WHAT IS ASKED:
Leave out the pictures and set down exactly the lines from the start of the listing through the one with "(0,0) rectangle (1849,1123);", both included.

········

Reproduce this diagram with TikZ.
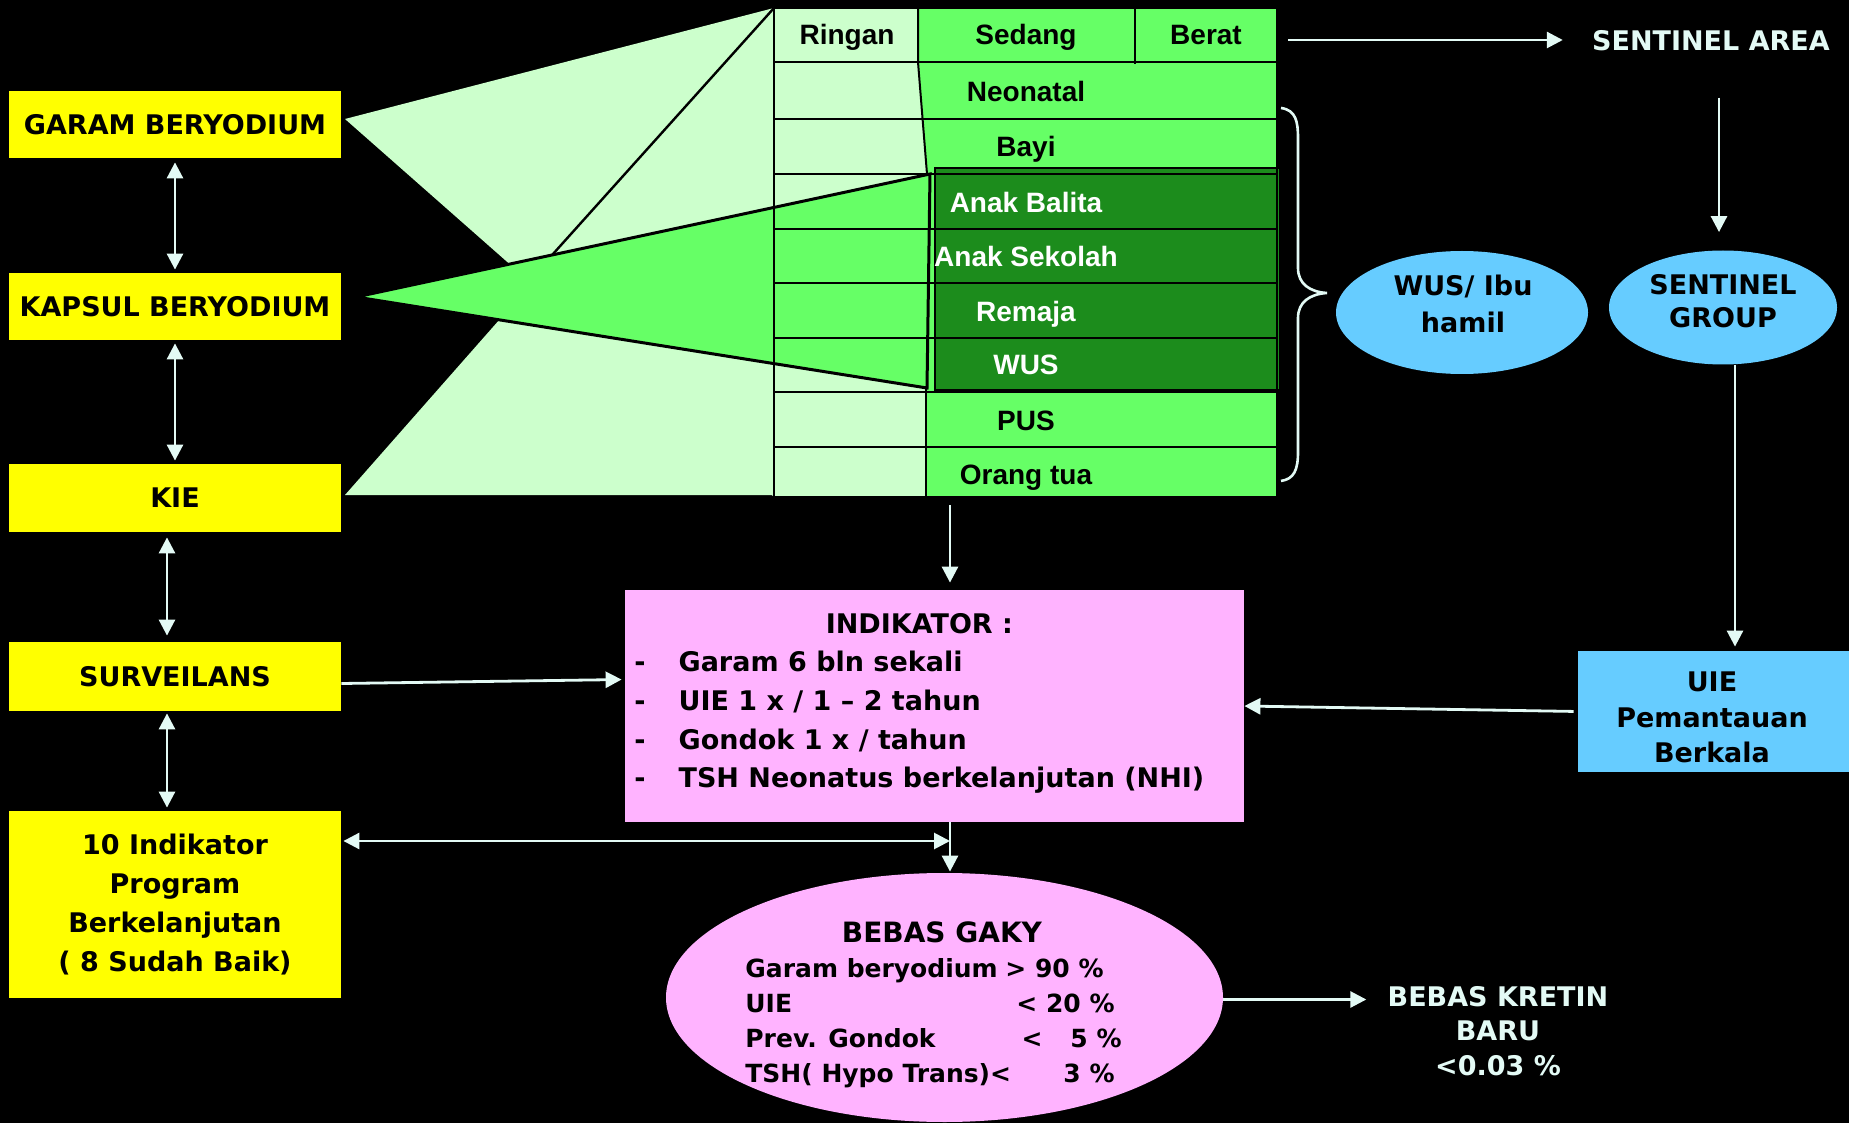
\documentclass[tikz,border=0pt]{standalone}
\usepackage{fontspec}
\setmainfont{Liberation Sans}
\newfontfamily\cmfam{DejaVu Sans}
\usetikzlibrary{arrows.meta,shapes.geometric}
\newcommand\cmf[2]{\cmfam\bfseries\fontsize{#1}{#2}\selectfont}
\newcommand\arf{\bfseries\fontsize{14}{16}\selectfont}
\definecolor{pale}{HTML}{CCFFCC}
\definecolor{grn}{HTML}{66FF66}
\definecolor{dgrn}{HTML}{1C8C1C}
\definecolor{pinkf}{HTML}{FFB3FF}
\definecolor{bluef}{HTML}{66CCFF}
\definecolor{yel}{HTML}{FFFF00}
\definecolor{arrc}{HTML}{E3FAF5}
\begin{document}
\begin{tikzpicture}[x=0.5pt,y=-0.5pt,
 ybox/.style={rectangle, fill=yel, minimum width=166pt, inner sep=0pt, align=center, text=black, font=\cmf{13.5}{19.5}},
 arr/.style={draw=arrc, line width=1.4pt, -{Triangle[length=8pt,width=8pt]}},
 darr/.style={draw=arrc, line width=1.4pt, {Triangle[length=8pt,width=8pt]}-{Triangle[length=8pt,width=8pt]}},
 ttxt/.style={font=\arf, text=black, inner sep=0pt, anchor=base},
 wtxt/.style={ttxt, text=white},
 ctxt/.style={font=\cmf{13.5}{19.35}, text=black, inner sep=0pt},
 etxt/.style={font=\cmf{12.5}{17.5}, text=black, inner sep=0pt},
 ltxt/.style={font=\cmf{13.5}{17.25}, text=arrc, inner sep=0pt, align=center},
 gl/.style={draw=black, line width=1pt}]

\fill[black] (0,0) rectangle (1849,1123);

% ---- table fills
\fill[pale] (774,8) rectangle (1277,497);
\fill[grn] (918,8) -- (1277,8) -- (1277,497) -- (926,497) -- (926,388) -- (927,174) -- (918,62) -- cycle;
\fill[dgrn] (935,168) rectangle (1280,390);

% ---- fans
\fill[pale] (345,119) -- (774,8) -- (774,497) -- cycle;
\fill[pale] (345,495) -- (774,495) -- (774,8) -- cycle;
\draw[black, line width=1.2pt] (774,8) -- (500,313);
\fill[grn] (356,297) -- (930,174) -- (927,388) -- cycle;

% ---- grid
\foreach \yy in {8,62,119,174,229,283,338,392,447,497} \draw[gl] (774,\yy) -- (1277,\yy);
\draw[gl] (774,8) -- (774,497);
\draw[gl] (1277,8) -- (1277,497);
\draw[gl] (1135,8) -- (1135,64);
\draw[gl] (918,8) -- (918,62) -- (927,174);
\draw[gl] (926,388) -- (926,497);
\draw[gl] (935,168) rectangle (1280,390);
\draw[black, line width=1.5pt] (356,297) -- (930,174) -- (927,388) -- (356,297);

% ---- table text
\node[ttxt] (ringan) at (847,45) {Ringan};
\node[ttxt] (sedang) at (1026,45) {Sedang};
\node[ttxt] (berat) at (1206,45) {Berat};
\node[ttxt] (neo) at (1026,102) {Neonatal};
\node[ttxt] (bayi) at (1026,157) {Bayi};
\node[wtxt] (balita) at (1026,213) {Anak Balita};
\node[wtxt] (sekolah) at (1026,267) {Anak Sekolah};
\node[wtxt] (remaja) at (1026,322) {Remaja};
\node[wtxt] (wusr) at (1026,375) {WUS};
\node[ttxt] (pus) at (1026,430) {PUS};
\node[ttxt] (ortu) at (1026,485) {Orang tua};
\coordinate (tabR) at (1277,40);
\coordinate (tabB) at (950,497);

% ---- left yellow boxes
\node[ybox, minimum height=33.5pt] (garam) at (175,124.5) {GARAM BERYODIUM};
\node[ybox, minimum height=33.5pt] (kapsul) at (175,306.5) {KAPSUL BERYODIUM};
\node[ybox, minimum height=34pt] (kie) at (175,498) {KIE};
\node[ybox, minimum height=34.5pt] (surv) at (175,676.5) {SURVEILANS};
\node[ybox, minimum height=93.5pt] (indi) at (175,904.5) {10 Indikator\\Program\\Berkelanjutan\\( 8 Sudah Baik)};

% ---- indikator box
\node[rectangle, fill=pinkf, minimum width=309.5pt, minimum height=116pt, inner sep=0pt] (ind) at (934.5,706) {};
\node[ctxt, anchor=base west] (indt) at (634,633) {\begin{tabular}[t]{@{}l@{\hspace{16.5pt}}l@{}}
\multicolumn{2}{c}{INDIKATOR :}\\
-&Garam 6 bln sekali\\
-&UIE 1 x / 1 – 2 tahun\\
-&Gondok 1 x / tahun\\
-&TSH Neonatus berkelanjutan (NHI)
\end{tabular}};

% ---- bebas gaky ellipse
\node[ellipse, fill=pinkf, minimum width=278.5pt, minimum height=124.5pt, inner sep=0pt] (gaky) at (944.5,997.5) {};
\node[font=\cmf{14}{17}, inner sep=0pt, anchor=base] (gakyh) at (942,942) {BEBAS GAKY};
\node[etxt, anchor=base west] (g1) at (745,977) {Garam beryodium};
\node[etxt, anchor=base east] (g1v) at (1104,977) {> 90 \%};
\node[etxt, anchor=base west] (g2) at (745,1012) {UIE};
\node[etxt, anchor=base east] (g2v) at (1115,1012) {< 20 \%};
\node[etxt, anchor=base west] (g3) at (745,1047) {Prev. Gondok};
\node[etxt, anchor=base east] (g3v) at (1122,1047) {<\hspace{14pt}5 \%};
\node[etxt, anchor=base west] (g4) at (745,1082) {TSH( Hypo Trans)<};
\node[etxt, anchor=base east] (g4v) at (1115,1082) {3 \%};

% ---- right side
\node[ltxt] (sa) at (1711,41) {SENTINEL AREA};
\node[ellipse, fill=bluef, minimum width=126pt, minimum height=61.5pt, inner sep=0pt] (wus) at (1462,312.5) {};
\node[font=\cmf{13.5}{18.5}, align=center, inner sep=0pt] (wust) at (1463,303.5) {WUS/ Ibu\\hamil};
\node[ellipse, fill=bluef, minimum width=114pt, minimum height=57pt, inner sep=0pt] (sg) at (1723,307.5) {};
\node[font=\cmf{13.5}{16.5}, align=center, inner sep=0pt] (sgt) at (1723,301.5) {SENTINEL\\GROUP};
\node[rectangle, fill=bluef, minimum width=135.5pt, minimum height=60.5pt, inner sep=0pt] (uie) at (1713.5,711.5) {};
\node[font=\cmf{13.5}{17.75}, align=center, inner sep=0pt] (uiet) at (1712,717.5) {UIE\\Pemantauan\\Berkala};
\node[ltxt] (kretin) at (1498,1031) {BEBAS KRETIN\\BARU\\<0.03 \%};

% ---- brace
\draw[arrc, line width=1.3pt] (1281,108) .. controls (1296,110) and (1298,122) .. (1298,138) -- (1298,268) .. controls (1298,284) and (1310,292) .. (1327,293) .. controls (1310,294) and (1298,302) .. (1298,318) -- (1298,452) .. controls (1298,470) and (1294,479) .. (1281,481);

% ---- connectors
\draw[darr, shorten <=2pt, shorten >=1.5pt] (garam.south) -- (kapsul.north);
\draw[darr, shorten <=1.5pt, shorten >=1.5pt] (kapsul.south) -- (kie.north);
\draw[darr, shorten <=2.5pt, shorten >=3pt] ([xshift=-4pt]kie.south) -- ([xshift=-4pt]surv.north);
\draw[darr, shorten <=1pt, shorten >=1.5pt] ([xshift=-4pt]surv.south) -- ([xshift=-4pt]indi.north);
\draw[arr, shorten >=1.5pt] ([yshift=-3.5pt]surv.east) -- ([yshift=-1.5pt]surv.east -| ind.west);
\draw[arr, shorten <=4pt, shorten >=3.5pt] (tabB) -- (tabB |- ind.north);
\draw[arr, shorten <=5.5pt, shorten >=14.5pt] (tabR) -- (tabR -| sa.west);
\draw[arr, shorten <=23pt, shorten >=9pt] ([xshift=4pt]sa.south) -- ([xshift=4pt]sa.south |- sg.north);
\draw[arr, shorten >=2pt] ([xshift=6pt]sg.south) -- ([xshift=6pt]sg.south |- uie.north);
\draw[arr, shorten <=2pt] (uie.west) -- (ind.east);
\coordinate (jn) at (950,841);
\draw[arr, shorten >=0.5pt] (ind.south -| jn) -- (gaky.north -| jn);
\draw[darr, shorten <=1pt] (indi.east |- jn) -- (jn);
\draw[arr, shorten >=10.5pt] ([yshift=-1pt]gaky.east) -- ([yshift=-1pt]gaky.east -| kretin.west);
\end{tikzpicture}
\end{document}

········

SOLUTION TO THE PROBLEM:
Reproduce this diagram with TikZ.
\documentclass[tikz,border=0pt]{standalone}
\usepackage{fontspec}
\setmainfont{Liberation Sans}
\newfontfamily\cmfam{DejaVu Sans}
\usetikzlibrary{arrows.meta,shapes.geometric}
\newcommand\cmf[2]{\cmfam\bfseries\fontsize{#1}{#2}\selectfont}
\newcommand\arf{\bfseries\fontsize{14}{16}\selectfont}
\definecolor{pale}{HTML}{CCFFCC}
\definecolor{grn}{HTML}{66FF66}
\definecolor{dgrn}{HTML}{1C8C1C}
\definecolor{pinkf}{HTML}{FFB3FF}
\definecolor{bluef}{HTML}{66CCFF}
\definecolor{yel}{HTML}{FFFF00}
\definecolor{arrc}{HTML}{E3FAF5}
\begin{document}
\begin{tikzpicture}[x=0.5pt,y=-0.5pt,
 ybox/.style={rectangle, fill=yel, minimum width=166pt, inner sep=0pt, align=center, text=black, font=\cmf{13.5}{19.5}},
 arr/.style={draw=arrc, line width=1.4pt, -{Triangle[length=8pt,width=8pt]}},
 darr/.style={draw=arrc, line width=1.4pt, {Triangle[length=8pt,width=8pt]}-{Triangle[length=8pt,width=8pt]}},
 ttxt/.style={font=\arf, text=black, inner sep=0pt, anchor=base},
 wtxt/.style={ttxt, text=white},
 ctxt/.style={font=\cmf{13.5}{19.35}, text=black, inner sep=0pt},
 etxt/.style={font=\cmf{12.5}{17.5}, text=black, inner sep=0pt},
 ltxt/.style={font=\cmf{13.5}{17.25}, text=arrc, inner sep=0pt, align=center},
 gl/.style={draw=black, line width=1pt}]

\fill[black] (0,0) rectangle (1849,1123);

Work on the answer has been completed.